At first glance, the proposal reads like a travel brochure — go to the “Happiest Place on Earth,” where wellness is integrated into daily life and the natives focus on “hygge,” or cozy well-being.
Six to nine student hall wellness coordinators will travel to Denmark next January with Jen Jacobsen ’95 and Milton Severe ’87 to learn about balancing the rigors of daily life and pursuit of wellness.
In return for the College-funded travel opportunity, the wellness coordinators will share their experiences through campus-wide presentations and perhaps a Danish-themed meal — with hygge all around.
Jacobsen, campus wellness coordinator and assistant track coach, co-created the hall wellness coordinator positions with Andrea Conner and Rebecca Don in residence life to bring wellness into everyday life in the residence halls. Severe, director of exhibition design for Faulconer Gallery, first traveled to Denmark as a Rotary Exchange student and has kept in touch with his host family for more than 30 years.
So when Grinnell College’s Center for International Studies and Office of Social Commitment offered a travel grant focused on cocurricular activity with benefits to the campus community, the two of them crafted a proposal to take hall wellness coordinators to Denmark during winter break.

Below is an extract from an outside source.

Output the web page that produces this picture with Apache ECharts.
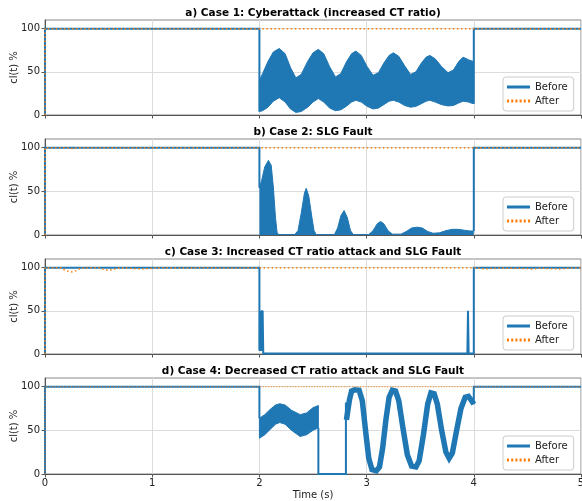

“College students are often searching for wellness in their immediate environment. Wellness in Denmark is part of the fabric of an entire culture and its values,” Jacobsen says. “We hope exposing Grinnell students to a slice of Danish life, through interactions with Danish students and families, will open their eyes to opportunities that people in the United States are missing.”
Severe describes his years of return travel to Denmark as “life-changing,” remarking that the Danes are considered among the world’s happiest people, living in one of the most satisfied nations on earth.
“Their high sense of well-being is reflected in their surroundings. They have an appreciation for daily living, even though they only see six hours of sunlight during winter,” Severe says. “The Danes have movement built into their day. More than one-third of workers in Copenhagen bike to work. It’s a social democracy without the huge separations of wealth we see in the United States.”
Severe will offer a cultural introduction and language tutoring to the student participants next fall.
His host family will facilitate stays in Grenå and Århus, Denmark, the home of Aarhus University, one of the top 100 universities worldwide. Grinnell also has a strong relationship with an off-campus study program in Copenhagen.
“It’s very exciting that the College values and supports cocurricular international travel,” Jacobsen says. “Putting wellness in a global perspective appeals to Grinnellians.”